AIM OF THE EXERCISE. Please write out the lines of the data exactly, beginning with the first and ending with the line containing "from matplotlib.patches import Rectangle"; leave the pictures behind.
^^^^^^^^
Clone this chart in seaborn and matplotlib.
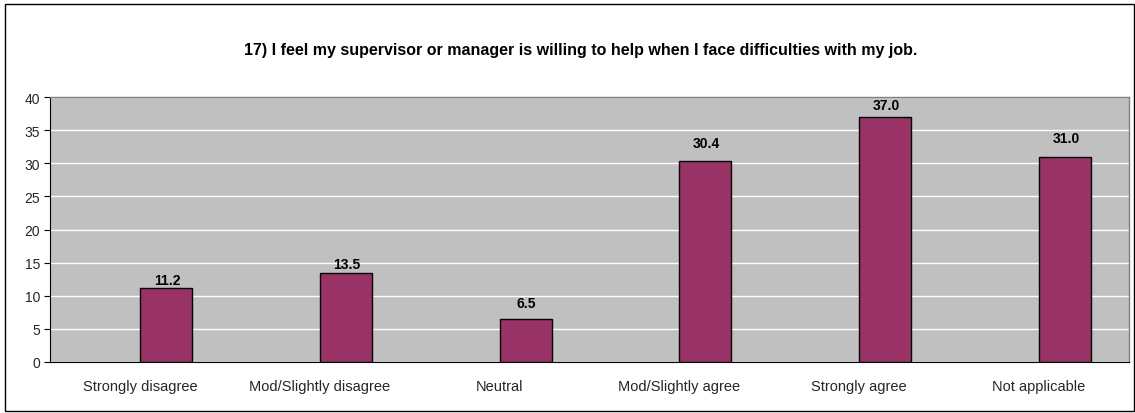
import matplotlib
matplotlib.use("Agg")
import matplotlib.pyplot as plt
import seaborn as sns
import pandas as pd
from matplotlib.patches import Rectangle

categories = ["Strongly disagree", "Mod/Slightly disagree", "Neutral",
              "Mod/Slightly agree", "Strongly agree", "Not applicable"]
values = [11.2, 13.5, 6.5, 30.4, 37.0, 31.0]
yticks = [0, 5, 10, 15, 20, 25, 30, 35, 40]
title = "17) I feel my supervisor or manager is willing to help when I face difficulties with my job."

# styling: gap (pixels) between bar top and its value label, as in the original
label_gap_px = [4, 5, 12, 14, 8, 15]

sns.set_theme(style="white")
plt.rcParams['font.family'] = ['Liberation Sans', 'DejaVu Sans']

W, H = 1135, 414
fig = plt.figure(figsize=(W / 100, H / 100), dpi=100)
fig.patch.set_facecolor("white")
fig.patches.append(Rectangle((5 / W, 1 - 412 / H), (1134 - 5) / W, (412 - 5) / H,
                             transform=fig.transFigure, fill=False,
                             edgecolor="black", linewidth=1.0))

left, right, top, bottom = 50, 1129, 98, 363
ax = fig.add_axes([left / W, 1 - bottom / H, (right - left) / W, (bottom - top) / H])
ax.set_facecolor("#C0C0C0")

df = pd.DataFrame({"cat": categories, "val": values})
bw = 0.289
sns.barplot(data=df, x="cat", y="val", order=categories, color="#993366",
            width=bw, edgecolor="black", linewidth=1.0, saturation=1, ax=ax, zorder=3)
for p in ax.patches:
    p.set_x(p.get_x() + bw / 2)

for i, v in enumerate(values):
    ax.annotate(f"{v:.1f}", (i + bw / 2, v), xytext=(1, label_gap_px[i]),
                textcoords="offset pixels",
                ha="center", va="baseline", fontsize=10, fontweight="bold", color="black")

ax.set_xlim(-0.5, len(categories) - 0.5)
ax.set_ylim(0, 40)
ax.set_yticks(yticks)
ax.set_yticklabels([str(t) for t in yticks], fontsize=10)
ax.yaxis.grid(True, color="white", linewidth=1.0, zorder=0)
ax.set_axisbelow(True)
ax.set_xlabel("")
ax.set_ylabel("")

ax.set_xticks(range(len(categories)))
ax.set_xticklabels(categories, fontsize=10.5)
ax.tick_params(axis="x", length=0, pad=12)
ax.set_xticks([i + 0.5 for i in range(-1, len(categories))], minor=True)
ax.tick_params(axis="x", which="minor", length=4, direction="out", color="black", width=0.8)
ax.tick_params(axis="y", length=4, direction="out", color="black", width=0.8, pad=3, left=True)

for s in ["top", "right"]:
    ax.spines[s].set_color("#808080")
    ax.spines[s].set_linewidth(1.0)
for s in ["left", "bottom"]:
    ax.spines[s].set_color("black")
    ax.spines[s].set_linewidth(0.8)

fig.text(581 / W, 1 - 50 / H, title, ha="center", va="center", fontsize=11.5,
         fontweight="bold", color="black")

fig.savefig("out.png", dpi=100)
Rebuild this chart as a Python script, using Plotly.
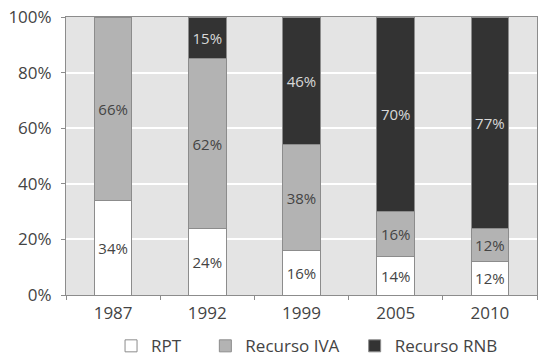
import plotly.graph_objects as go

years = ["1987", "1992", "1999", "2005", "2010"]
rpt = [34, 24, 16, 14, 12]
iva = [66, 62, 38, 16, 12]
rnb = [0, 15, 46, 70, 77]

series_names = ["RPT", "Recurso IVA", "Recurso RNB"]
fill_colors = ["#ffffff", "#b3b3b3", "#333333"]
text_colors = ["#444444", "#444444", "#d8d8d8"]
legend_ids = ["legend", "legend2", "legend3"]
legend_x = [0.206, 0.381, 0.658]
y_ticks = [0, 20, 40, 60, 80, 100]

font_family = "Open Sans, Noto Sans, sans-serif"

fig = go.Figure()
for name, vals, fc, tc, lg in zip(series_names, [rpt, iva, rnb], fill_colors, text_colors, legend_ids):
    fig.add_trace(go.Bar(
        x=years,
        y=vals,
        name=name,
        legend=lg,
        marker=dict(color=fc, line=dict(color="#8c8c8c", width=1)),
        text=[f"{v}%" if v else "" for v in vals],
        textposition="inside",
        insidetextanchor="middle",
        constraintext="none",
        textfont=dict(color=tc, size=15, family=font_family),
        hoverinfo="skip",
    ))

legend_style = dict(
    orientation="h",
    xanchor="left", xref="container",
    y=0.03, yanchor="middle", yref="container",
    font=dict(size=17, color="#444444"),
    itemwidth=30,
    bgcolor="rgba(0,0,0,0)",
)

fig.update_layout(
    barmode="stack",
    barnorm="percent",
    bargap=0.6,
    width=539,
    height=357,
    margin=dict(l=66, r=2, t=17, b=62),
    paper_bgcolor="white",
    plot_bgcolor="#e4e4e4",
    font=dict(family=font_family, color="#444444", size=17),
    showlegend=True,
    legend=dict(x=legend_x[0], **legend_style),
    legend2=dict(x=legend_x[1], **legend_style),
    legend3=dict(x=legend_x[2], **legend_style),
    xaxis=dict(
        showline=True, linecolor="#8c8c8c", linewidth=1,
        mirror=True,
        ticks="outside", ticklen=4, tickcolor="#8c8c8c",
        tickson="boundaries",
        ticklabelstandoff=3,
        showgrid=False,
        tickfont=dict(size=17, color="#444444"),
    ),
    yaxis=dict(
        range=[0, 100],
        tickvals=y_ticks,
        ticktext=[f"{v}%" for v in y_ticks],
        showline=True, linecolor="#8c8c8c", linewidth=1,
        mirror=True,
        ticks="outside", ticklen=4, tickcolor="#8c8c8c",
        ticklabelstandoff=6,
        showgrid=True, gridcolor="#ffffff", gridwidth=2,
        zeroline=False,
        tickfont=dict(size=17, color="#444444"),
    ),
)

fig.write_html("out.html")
^^^^^^^^
SOLUTION FOR THIS TASK.
Clone this chart in seaborn and matplotlib.
import matplotlib
matplotlib.use("Agg")
import matplotlib.pyplot as plt
import seaborn as sns
import pandas as pd
from matplotlib.patches import Rectangle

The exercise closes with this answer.